What about the people, accustomed to buying fuel at a “discount”? All the arguments made against removal of subsidies are still kind of valid. The poor will lose something if fuel subsidies are removed, although the rich will lose a lot more (read more about that here). The political upheaval associated with fuel subsidy removal is probably not something the new administration wants to deal with.

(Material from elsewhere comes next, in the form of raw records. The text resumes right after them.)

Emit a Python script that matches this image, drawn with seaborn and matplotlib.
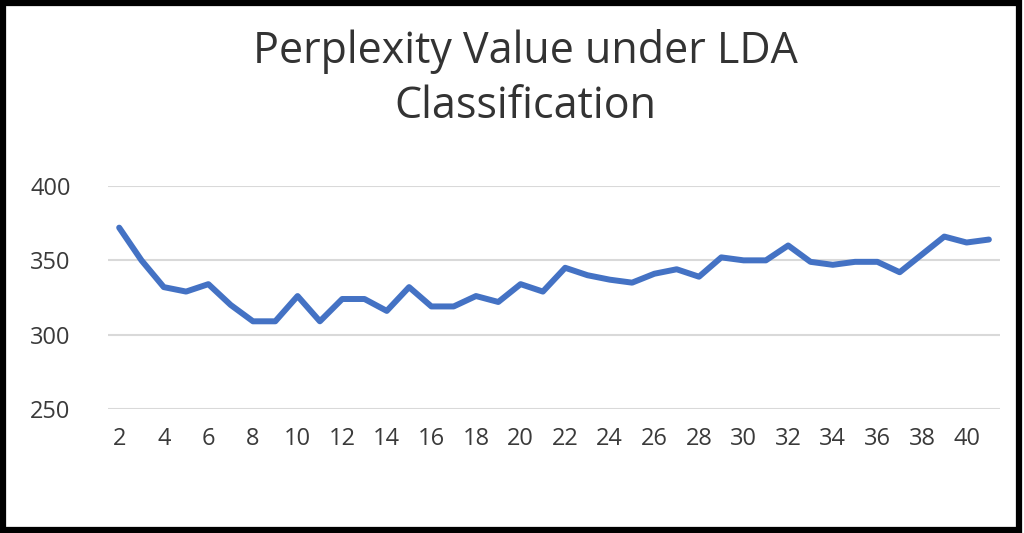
import matplotlib
matplotlib.use("Agg")
import matplotlib.pyplot as plt
import seaborn as sns
import pandas as pd
from matplotlib.patches import Rectangle

topics = list(range(2, 42))
perplexity = [372, 350, 332, 329, 334, 320, 309, 309, 326, 309,
              324, 324, 316, 332, 319, 319, 326, 322, 334, 329,
              345, 340, 337, 335, 341, 344, 339, 352, 350, 350,
              360, 349, 347, 349, 349, 342, 354, 366, 362, 364]
yticks = [250, 300, 350, 400]
xticks = list(range(2, 41, 2))
title = "Perplexity Value under LDA\nClassification"

sns.set_style("white")
plt.rcParams['font.family'] = ['Open Sans', 'DejaVu Sans']

df = pd.DataFrame({"topics": topics, "perplexity": perplexity})

fig = plt.figure(figsize=(10.24, 5.33), dpi=100)
ax = fig.add_axes([0.1055, 0.2326, 0.8711, 0.4184])

sns.lineplot(data=df, x="topics", y="perplexity", ax=ax, color="#4472C4",
             linewidth=4.3, solid_capstyle="round", solid_joinstyle="round")

ax.set_xlim(1.5, 41.5)
ax.set_ylim(250, 400)
ax.set_yticks(yticks)
ax.set_xticks(xticks)
ax.set_xticklabels([str(t) for t in xticks])
ax.yaxis.grid(True, color="#d9d9d9", linewidth=1.5)
ax.xaxis.grid(False)
for s in ax.spines.values():
    s.set_visible(False)
ax.tick_params(axis="both", length=0, labelsize=17, labelcolor="#3a3a3a")
ax.tick_params(axis="y", pad=27)
ax.tick_params(axis="x", pad=13)
ax.set_xlabel("")
ax.set_ylabel("")

fig.text(0.513, 0.852, title, ha="center", va="center", fontsize=31,
         color="#333333", linespacing=1.33)

fig.patches.append(Rectangle((0.003, 0.005), 0.992, 0.99, transform=fig.transFigure,
                             fill=False, edgecolor="black", linewidth=4.5))

fig.savefig("out.png", dpi=100)
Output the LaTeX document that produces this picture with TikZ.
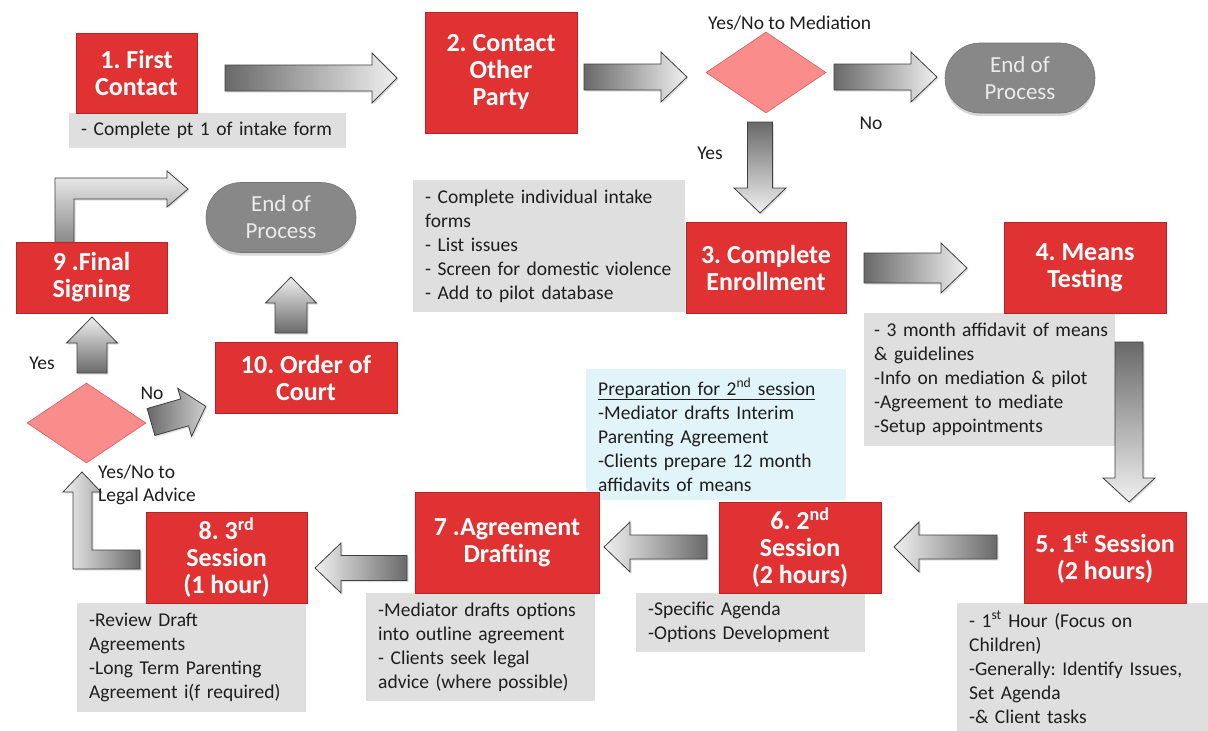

My suggestion; keep the fuel subsidy, but distribute it directly to the people. Sign a deal to distribute the money budgeted for fuel subsidy for the next two years directly to all Nigerians who sign up as tax payers at the federal and state level. To be clear I do not mean promising everyone who signs up N5000 but promising to distribute equally the N165bn budget per head to everyone who signs up and files taxes. We can rationalize this as buying a tax base. Plus it will be clear from the start exactly how much will be spent over the next two years. At the end of the two year period the middle class, who are usually the mobilizers for protests, will be used to the deregulated fuel price. The distributed money can then be better targeted at the poor.
What about refineries? More on that in the next post.

3 thoughts on “What to do about the persistent fuel crisis

  1. I like the idea of distributing the subsidy as a tax refund. Brilliant stuff.

    PS- There’s a missing link in the second to last paragraph.